After an historic vote last week in the Minnesota House, the Minnesota Senate will debate and vote today on SF 925, which would grant same-sex couples the freedom to marry in that state.
Debate is scheduled to begin at noon Central Time (1 p.m. Eastern Time). Click here, here, and here for live streaming video.
The bill is expected to pass in the DFL (Democratic)-controlled Senate -- the House was the bigger hurdle by far -- and pro-equality Democratic Governor Mark Dayton has pledged to sign the bill into law tomorrow.
Minnesota will be the 12th state to join the marriage equality column, and the first Midwestern state to do so legislatively. (Iowa became a marriage equality state in 2009 thanks to a decision by the state Supreme Court.) Gay and lesbian couples will be able to wed in Minnesota beginning on August 1.
Many around the state are already preparing for history to be made today. Chris Coleman, mayor of St. Paul -- Minnesota's capital city -- issued a proclamation temporarily renaming the Wabasha Street Bridge, a city landmark, as the "Wabasha Street Freedom to Marry Bridge." St. Paul Public Works installed rainbow flags on the bridge this morning.
Equality opponents in Minnesota are preparing as well. Jeremy Hooper reports at Good As You that the group Minnesota for Marriage has already posted at least two whiny Facebook messages claiming victimhood and lamenting the impending civil rights victory. And after the House passed marriage equality last week, Republican State Rep. Peggy Scott wept, telling reporters that "[her] heart breaks" because same-sex couples in Minnesota will soon be able to marry.
Speaking of hearts breaking over marriage equality, I have to confess that I'm enjoying a hefty dose of schadenfreude as I think about how my dear friends Marcus and Michele Bachmann, whose clinic I busted in 2011 for offering "pray away the gay" therapy, must be reacting to all of this.
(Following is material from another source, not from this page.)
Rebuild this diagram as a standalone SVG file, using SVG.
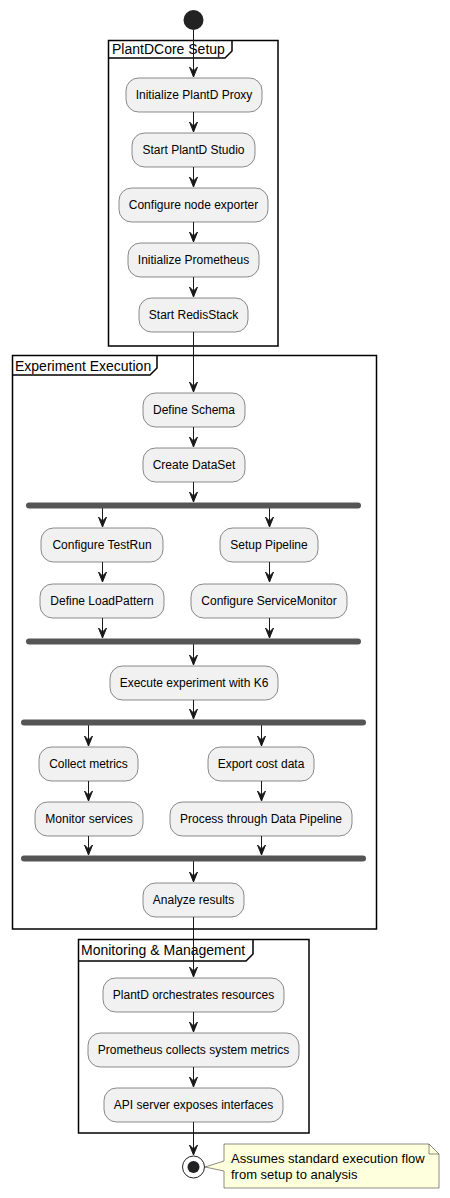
<svg xmlns="http://www.w3.org/2000/svg" width="450" height="1198" viewBox="0 0 450 1198">
<style>
.n rect{fill:#F1F1F1;stroke:#181818;stroke-width:0.5}
.n text{font-family:"Liberation Sans",Arial,sans-serif;font-size:12px;fill:#000;text-anchor:middle}
.f{fill:none;stroke:#000;stroke-width:1.5}
.ft{font-family:"Liberation Sans",Arial,sans-serif;font-size:14px;fill:#000}
.c line{stroke:#181818;stroke-width:1}
.bar{fill:#555555}
</style>
<defs>
<marker id="ah" markerUnits="userSpaceOnUse" markerWidth="12" markerHeight="12" refX="10" refY="5" orient="auto" overflow="visible">
<path d="M0,1 L10,5 L0,9 L4,5 Z" fill="#181818" stroke="#181818" stroke-width="1"/>
</marker>
</defs>
<rect width="450" height="1198" fill="#FFFFFF"/>

<g id="frames">
<g id="frame-setup">
<rect class="f" x="108.5" y="40.5" width="169.5" height="305.5"/>
<path class="f" d="M108.5,58 L225,58 L232,51 L232,40.5"/>
<text class="ft" x="112" y="54">PlantDCore Setup</text>
</g>
<g id="frame-exec">
<rect class="f" x="12.5" y="355.5" width="364" height="573.5"/>
<path class="f" d="M12.5,375 L150,375 L157,368 L157,355.5"/>
<text class="ft" x="15" y="371">Experiment Execution</text>
</g>
<g id="frame-mon">
<rect class="f" x="78.5" y="939.5" width="230.5" height="193.5"/>
<path class="f" d="M78.5,961 L246,961 L253,954 L253,939.5"/>
<text class="ft" x="81" y="955">Monitoring &amp; Management</text>
</g>
</g>

<g id="start"><circle cx="193.5" cy="20" r="10" fill="#222222"/></g>

<g class="c" id="connectors">
<line x1="193.5" y1="30" x2="193.5" y2="77" marker-end="url(#ah)"/>
<line x1="193.5" y1="112" x2="193.5" y2="132" marker-end="url(#ah)"/>
<line x1="193.5" y1="167" x2="193.5" y2="187" marker-end="url(#ah)"/>
<line x1="193.5" y1="222" x2="193.5" y2="242" marker-end="url(#ah)"/>
<line x1="193.5" y1="277" x2="193.5" y2="297" marker-end="url(#ah)"/>
<line x1="193.5" y1="332" x2="193.5" y2="392" marker-end="url(#ah)"/>
<line x1="193.5" y1="427" x2="193.5" y2="447" marker-end="url(#ah)"/>
<line x1="193.5" y1="482" x2="193.5" y2="502" marker-end="url(#ah)"/>
<line x1="102.5" y1="508" x2="102.5" y2="527" marker-end="url(#ah)"/>
<line x1="269.5" y1="508" x2="269.5" y2="527" marker-end="url(#ah)"/>
<line x1="102.5" y1="562" x2="102.5" y2="582" marker-end="url(#ah)"/>
<line x1="269.5" y1="562" x2="269.5" y2="582" marker-end="url(#ah)"/>
<line x1="102.5" y1="618" x2="102.5" y2="638" marker-end="url(#ah)"/>
<line x1="269.5" y1="618" x2="269.5" y2="638" marker-end="url(#ah)"/>
<line x1="193.5" y1="644" x2="193.5" y2="665" marker-end="url(#ah)"/>
<line x1="193.5" y1="700" x2="193.5" y2="719" marker-end="url(#ah)"/>
<line x1="88.5" y1="725" x2="88.5" y2="746" marker-end="url(#ah)"/>
<line x1="261.5" y1="725" x2="261.5" y2="746" marker-end="url(#ah)"/>
<line x1="88.5" y1="781" x2="88.5" y2="801" marker-end="url(#ah)"/>
<line x1="261.5" y1="781" x2="261.5" y2="801" marker-end="url(#ah)"/>
<line x1="88.5" y1="836" x2="88.5" y2="855" marker-end="url(#ah)"/>
<line x1="261.5" y1="836" x2="261.5" y2="855" marker-end="url(#ah)"/>
<line x1="193.5" y1="861" x2="193.5" y2="882" marker-end="url(#ah)"/>
<line x1="193.5" y1="917" x2="193.5" y2="977" marker-end="url(#ah)"/>
<line x1="193.5" y1="1012" x2="193.5" y2="1032" marker-end="url(#ah)"/>
<line x1="193.5" y1="1067" x2="193.5" y2="1087" marker-end="url(#ah)"/>
<line x1="193.5" y1="1122" x2="193.5" y2="1155" marker-end="url(#ah)"/>
</g>

<g id="bars">
<rect class="bar" x="26" y="502.5" width="335" height="6" rx="3"/>
<rect class="bar" x="26" y="638.5" width="335" height="6" rx="3"/>
<rect class="bar" x="21" y="719.5" width="345" height="6" rx="3"/>
<rect class="bar" x="21" y="855.5" width="345" height="6" rx="3"/>
</g>

<g class="n" id="n1"><rect x="126" y="78" width="136" height="34" rx="12.5"/><text x="194" y="99">Initialize PlantD Proxy</text></g>
<g class="n" id="n2"><rect x="132" y="133" width="123" height="34" rx="12.5"/><text x="193.5" y="154">Start PlantD Studio</text></g>
<g class="n" id="n3"><rect x="119" y="188" width="149" height="34" rx="12.5"/><text x="193.5" y="209">Configure node exporter</text></g>
<g class="n" id="n4"><rect x="128" y="243" width="131" height="34" rx="12.5"/><text x="193.5" y="264">Initialize Prometheus</text></g>
<g class="n" id="n5"><rect x="139" y="298" width="109" height="34" rx="12.5"/><text x="193.5" y="319">Start RedisStack</text></g>
<g class="n" id="n6"><rect x="143" y="393" width="102" height="34" rx="12.5"/><text x="194" y="414">Define Schema</text></g>
<g class="n" id="n7"><rect x="143" y="448" width="102" height="34" rx="12.5"/><text x="194" y="469">Create DataSet</text></g>
<g class="n" id="n8"><rect x="41" y="528" width="122" height="34" rx="12.5"/><text x="102" y="549">Configure TestRun</text></g>
<g class="n" id="n9"><rect x="40" y="584" width="124" height="34" rx="12.5"/><text x="102" y="605">Define LoadPattern</text></g>
<g class="n" id="n10"><rect x="220" y="528" width="98" height="34" rx="12.5"/><text x="269" y="549">Setup Pipeline</text></g>
<g class="n" id="n11"><rect x="191" y="584" width="156" height="34" rx="12.5"/><text x="269" y="605">Configure ServiceMonitor</text></g>
<g class="n" id="n12"><rect x="110" y="666" width="168" height="34" rx="12.5"/><text x="194" y="687">Execute experiment with K6</text></g>
<g class="n" id="n13"><rect x="39" y="747" width="99" height="34" rx="12.5"/><text x="88.5" y="768">Collect metrics</text></g>
<g class="n" id="n14"><rect x="35" y="802" width="108" height="34" rx="12.5"/><text x="89" y="823">Monitor services</text></g>
<g class="n" id="n15"><rect x="208" y="747" width="106" height="34" rx="12.5"/><text x="261" y="768">Export cost data</text></g>
<g class="n" id="n16"><rect x="170" y="802" width="182" height="34" rx="12.5"/><text x="261" y="823">Process through Data Pipeline</text></g>
<g class="n" id="n17"><rect x="143" y="883" width="101" height="34" rx="12.5"/><text x="193.5" y="904">Analyze results</text></g>
<g class="n" id="n18"><rect x="103" y="978" width="181" height="34" rx="12.5"/><text x="193.5" y="999">PlantD orchestrates resources</text></g>
<g class="n" id="n19"><rect x="88" y="1033" width="211" height="34" rx="12.5"/><text x="193.5" y="1054">Prometheus collects system metrics</text></g>
<g class="n" id="n20"><rect x="104" y="1088" width="179" height="34" rx="12.5"/><text x="193.5" y="1109">API server exposes interfaces</text></g>

<g id="end">
<circle cx="193.5" cy="1167" r="11" fill="#FFFFFF" stroke="#222222" stroke-width="1"/>
<circle cx="193.5" cy="1167" r="6" fill="#222222"/>
</g>

<g id="note">
<path d="M224,1144 L224,1161 L205,1167 L224,1171 L224,1188 L439,1188 L439,1154 L429,1144 Z" fill="#FEFFDD" stroke="#181818" stroke-width="0.5"/>
<path d="M429,1144 L429,1154 L439,1154" fill="none" stroke="#181818" stroke-width="0.5"/>
<text x="231" y="1163" font-family="Liberation Sans, Arial, sans-serif" font-size="13" fill="#000">Assumes standard execution flow</text>
<text x="231" y="1179" font-family="Liberation Sans, Arial, sans-serif" font-size="13" fill="#000">from setup to analysis</text>
</g>
</svg>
In 2004, before she rose to national prominence as an outspoken and factually unmoored member of the U.S. House of Representatives, then-State Senator Michele Bachmann spearheaded an effort to add a marriage discrimination amendment to the Minnesota constitution. After numerous setbacks and Bachmann's election to federal office, the amendment made it onto the ballot last November. But it failed miserably, and may even have helped bring enough pro-equality voters to the polls to deliver the legislature back into Democratic control.
And just six months later, the state appears ready to give same-sex couples equal marriage rights. As a native Midwesterner, an LGBT rights activist, and a justice-minded human being, my heart swells with pride.